One Beau Brummell preferred cashmere vests, which may just be the optimal use for this fine fabric: unlike trousers and jackets, vests are rarely subject to abrasion. A cashmere vest provides great warmth and several years of use. Anthony Eden, a bit of a clotheshorse himself, favoured white notch-collar linen vests in summertime, as mentioned in Spokane Daily Chronicle. As well as bringing some warmth during fall or winter, odd vests hide blousing shirts or ample guts. One vested layer of colour or pattern may enliven an otherwise dull appearance.
Odd vests dimished greatly, along with three-piece and double-breasted suits, with World War II and its subsequent fabric rationing. The advent of better housing, air-conditioning and relaxed social mores lead to vests being regarded as something quite fussy, definitely sultry or most unnecessary. The 1970’s, though now largely reagarded as a sartorial mistake, were the last decade to meet hordes of regular three-piece users. The yuppie years dealt a death-blow. Most examples in use today are pale in colour and remain as part of formalwear, namely morning suits, with which they bring a touch of colour to an otherwise somber, grey look. Thus, weddings and formal horseraces are the usual venues for odd vests, save for the occasional ‘fun’ Christmas vest. Yet they can be much more.
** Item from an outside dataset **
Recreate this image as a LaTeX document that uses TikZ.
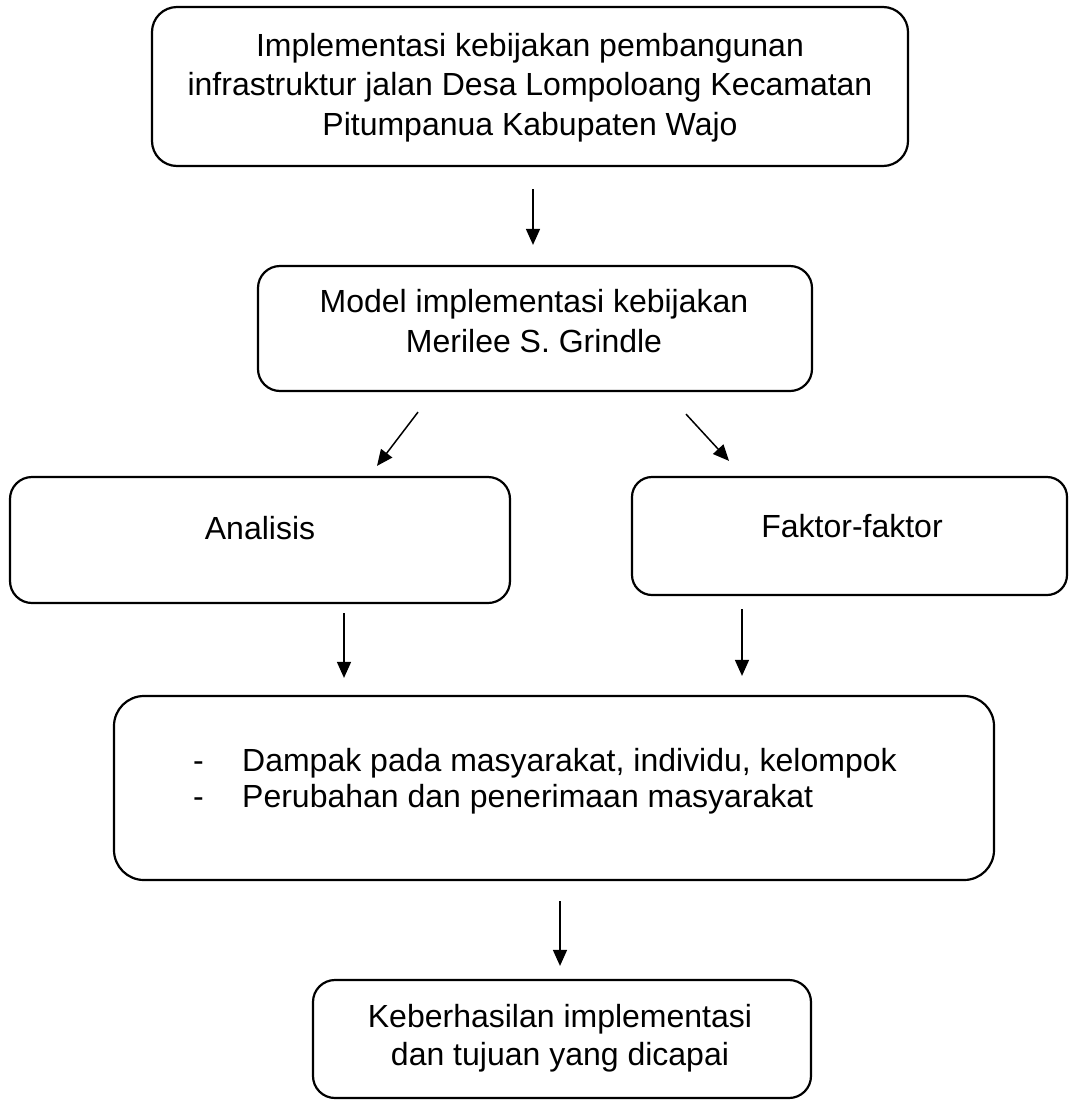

Odd vests can be cut and made from any material, yet not all fabrics work as separates. Stripe suitings are a clear example. Historically, odd vests have been favoured in complementing colours and textures. Tattersall vests with nearly everything, white or cream linen in spring and summer, pastels with morning suits, tweed vests in country use, strong shades in doeskin vests. Velvet and flannel odd vests are other options. Clear rules for odd vests cannot be laid down, as light colours have been worn with darks and displayed widely in prints or ads. Even Tattersall vests, usually loud and bright countrywear, have been opted with suitings. What can be noted, though, is that odd vests are usually lighter in colour than jackets or trousers. I feel odd vests are among the most difficult pieces in any wardrobe, best reserved for advanced studies in fabric and pattern matching. Pictures and prints are the best guides, unless one has perfect taste. This tends to help. Odd vests, then, are best worn simply with confidence.